Dataset excerpt:
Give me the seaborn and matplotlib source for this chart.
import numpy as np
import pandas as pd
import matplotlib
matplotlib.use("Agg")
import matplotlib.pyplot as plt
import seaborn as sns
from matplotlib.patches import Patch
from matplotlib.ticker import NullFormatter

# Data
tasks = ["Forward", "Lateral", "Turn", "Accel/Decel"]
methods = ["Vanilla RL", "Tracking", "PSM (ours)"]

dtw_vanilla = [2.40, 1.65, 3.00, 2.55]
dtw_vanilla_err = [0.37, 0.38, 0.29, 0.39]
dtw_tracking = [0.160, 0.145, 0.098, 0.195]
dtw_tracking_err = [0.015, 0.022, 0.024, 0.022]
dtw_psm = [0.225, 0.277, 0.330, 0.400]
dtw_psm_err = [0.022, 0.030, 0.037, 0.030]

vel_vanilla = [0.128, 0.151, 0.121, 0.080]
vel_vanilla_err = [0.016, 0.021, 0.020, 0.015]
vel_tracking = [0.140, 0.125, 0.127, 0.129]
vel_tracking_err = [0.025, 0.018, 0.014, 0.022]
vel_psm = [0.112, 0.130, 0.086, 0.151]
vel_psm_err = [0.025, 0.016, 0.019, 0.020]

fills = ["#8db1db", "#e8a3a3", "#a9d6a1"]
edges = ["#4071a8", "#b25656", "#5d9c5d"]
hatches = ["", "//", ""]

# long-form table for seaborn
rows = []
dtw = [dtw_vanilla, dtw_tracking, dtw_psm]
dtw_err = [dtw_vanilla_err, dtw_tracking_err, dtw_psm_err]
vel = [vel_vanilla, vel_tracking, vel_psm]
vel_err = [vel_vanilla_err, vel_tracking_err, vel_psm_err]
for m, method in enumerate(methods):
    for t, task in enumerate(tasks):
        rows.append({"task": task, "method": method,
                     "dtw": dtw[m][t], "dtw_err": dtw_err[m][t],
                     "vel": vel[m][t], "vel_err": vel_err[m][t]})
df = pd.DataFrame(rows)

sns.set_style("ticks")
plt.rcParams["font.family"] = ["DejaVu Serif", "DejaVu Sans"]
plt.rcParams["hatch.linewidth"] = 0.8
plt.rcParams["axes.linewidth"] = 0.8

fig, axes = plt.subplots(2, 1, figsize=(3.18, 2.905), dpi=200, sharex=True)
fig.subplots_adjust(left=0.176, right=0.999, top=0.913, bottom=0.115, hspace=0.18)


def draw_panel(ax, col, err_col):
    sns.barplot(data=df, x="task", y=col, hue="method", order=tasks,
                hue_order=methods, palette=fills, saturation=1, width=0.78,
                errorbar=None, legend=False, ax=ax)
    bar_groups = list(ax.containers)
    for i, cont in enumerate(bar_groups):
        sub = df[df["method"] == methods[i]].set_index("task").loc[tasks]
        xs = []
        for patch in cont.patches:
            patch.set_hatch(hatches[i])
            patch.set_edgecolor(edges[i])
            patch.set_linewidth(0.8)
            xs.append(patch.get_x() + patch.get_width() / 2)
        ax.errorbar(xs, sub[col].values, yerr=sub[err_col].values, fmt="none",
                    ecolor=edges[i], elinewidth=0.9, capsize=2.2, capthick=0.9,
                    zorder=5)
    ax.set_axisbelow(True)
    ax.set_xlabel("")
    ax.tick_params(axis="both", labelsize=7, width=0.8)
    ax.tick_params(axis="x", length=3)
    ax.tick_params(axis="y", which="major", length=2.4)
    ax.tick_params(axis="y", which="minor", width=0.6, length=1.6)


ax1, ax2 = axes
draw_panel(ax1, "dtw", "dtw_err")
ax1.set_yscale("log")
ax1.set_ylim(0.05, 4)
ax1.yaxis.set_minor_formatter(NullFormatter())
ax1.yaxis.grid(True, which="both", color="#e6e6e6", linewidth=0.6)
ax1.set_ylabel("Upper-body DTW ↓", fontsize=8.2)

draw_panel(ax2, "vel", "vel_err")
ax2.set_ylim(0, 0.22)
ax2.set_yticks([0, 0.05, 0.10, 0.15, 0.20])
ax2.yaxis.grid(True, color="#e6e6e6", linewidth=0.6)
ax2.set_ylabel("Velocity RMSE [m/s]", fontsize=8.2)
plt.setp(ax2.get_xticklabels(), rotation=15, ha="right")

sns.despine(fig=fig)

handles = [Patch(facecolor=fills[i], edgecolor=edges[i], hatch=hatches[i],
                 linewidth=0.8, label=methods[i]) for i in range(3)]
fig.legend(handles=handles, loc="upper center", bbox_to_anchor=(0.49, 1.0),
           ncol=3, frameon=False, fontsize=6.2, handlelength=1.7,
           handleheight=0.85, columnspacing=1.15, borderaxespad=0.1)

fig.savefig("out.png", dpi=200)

Task to complete:
Output the complete data exactly as written.

Answer:
Give me the seaborn and matplotlib source for this chart.
import numpy as np
import pandas as pd
import matplotlib
matplotlib.use("Agg")
import matplotlib.pyplot as plt
import seaborn as sns
from matplotlib.patches import Patch
from matplotlib.ticker import NullFormatter

# Data
tasks = ["Forward", "Lateral", "Turn", "Accel/Decel"]
methods = ["Vanilla RL", "Tracking", "PSM (ours)"]

dtw_vanilla = [2.40, 1.65, 3.00, 2.55]
dtw_vanilla_err = [0.37, 0.38, 0.29, 0.39]
dtw_tracking = [0.160, 0.145, 0.098, 0.195]
dtw_tracking_err = [0.015, 0.022, 0.024, 0.022]
dtw_psm = [0.225, 0.277, 0.330, 0.400]
dtw_psm_err = [0.022, 0.030, 0.037, 0.030]

vel_vanilla = [0.128, 0.151, 0.121, 0.080]
vel_vanilla_err = [0.016, 0.021, 0.020, 0.015]
vel_tracking = [0.140, 0.125, 0.127, 0.129]
vel_tracking_err = [0.025, 0.018, 0.014, 0.022]
vel_psm = [0.112, 0.130, 0.086, 0.151]
vel_psm_err = [0.025, 0.016, 0.019, 0.020]

fills = ["#8db1db", "#e8a3a3", "#a9d6a1"]
edges = ["#4071a8", "#b25656", "#5d9c5d"]
hatches = ["", "//", ""]

# long-form table for seaborn
rows = []
dtw = [dtw_vanilla, dtw_tracking, dtw_psm]
dtw_err = [dtw_vanilla_err, dtw_tracking_err, dtw_psm_err]
vel = [vel_vanilla, vel_tracking, vel_psm]
vel_err = [vel_vanilla_err, vel_tracking_err, vel_psm_err]
for m, method in enumerate(methods):
    for t, task in enumerate(tasks):
        rows.append({"task": task, "method": method,
                     "dtw": dtw[m][t], "dtw_err": dtw_err[m][t],
                     "vel": vel[m][t], "vel_err": vel_err[m][t]})
df = pd.DataFrame(rows)

sns.set_style("ticks")
plt.rcParams["font.family"] = ["DejaVu Serif", "DejaVu Sans"]
plt.rcParams["hatch.linewidth"] = 0.8
plt.rcParams["axes.linewidth"] = 0.8

fig, axes = plt.subplots(2, 1, figsize=(3.18, 2.905), dpi=200, sharex=True)
fig.subplots_adjust(left=0.176, right=0.999, top=0.913, bottom=0.115, hspace=0.18)


def draw_panel(ax, col, err_col):
    sns.barplot(data=df, x="task", y=col, hue="method", order=tasks,
                hue_order=methods, palette=fills, saturation=1, width=0.78,
                errorbar=None, legend=False, ax=ax)
    bar_groups = list(ax.containers)
    for i, cont in enumerate(bar_groups):
        sub = df[df["method"] == methods[i]].set_index("task").loc[tasks]
        xs = []
        for patch in cont.patches:
            patch.set_hatch(hatches[i])
            patch.set_edgecolor(edges[i])
            patch.set_linewidth(0.8)
            xs.append(patch.get_x() + patch.get_width() / 2)
        ax.errorbar(xs, sub[col].values, yerr=sub[err_col].values, fmt="none",
                    ecolor=edges[i], elinewidth=0.9, capsize=2.2, capthick=0.9,
                    zorder=5)
    ax.set_axisbelow(True)
    ax.set_xlabel("")
    ax.tick_params(axis="both", labelsize=7, width=0.8)
    ax.tick_params(axis="x", length=3)
    ax.tick_params(axis="y", which="major", length=2.4)
    ax.tick_params(axis="y", which="minor", width=0.6, length=1.6)


ax1, ax2 = axes
draw_panel(ax1, "dtw", "dtw_err")
ax1.set_yscale("log")
ax1.set_ylim(0.05, 4)
ax1.yaxis.set_minor_formatter(NullFormatter())
ax1.yaxis.grid(True, which="both", color="#e6e6e6", linewidth=0.6)
ax1.set_ylabel("Upper-body DTW ↓", fontsize=8.2)

draw_panel(ax2, "vel", "vel_err")
ax2.set_ylim(0, 0.22)
ax2.set_yticks([0, 0.05, 0.10, 0.15, 0.20])
ax2.yaxis.grid(True, color="#e6e6e6", linewidth=0.6)
ax2.set_ylabel("Velocity RMSE [m/s]", fontsize=8.2)
plt.setp(ax2.get_xticklabels(), rotation=15, ha="right")

sns.despine(fig=fig)

handles = [Patch(facecolor=fills[i], edgecolor=edges[i], hatch=hatches[i],
                 linewidth=0.8, label=methods[i]) for i in range(3)]
fig.legend(handles=handles, loc="upper center", bbox_to_anchor=(0.49, 1.0),
           ncol=3, frameon=False, fontsize=6.2, handlelength=1.7,
           handleheight=0.85, columnspacing=1.15, borderaxespad=0.1)

fig.savefig("out.png", dpi=200)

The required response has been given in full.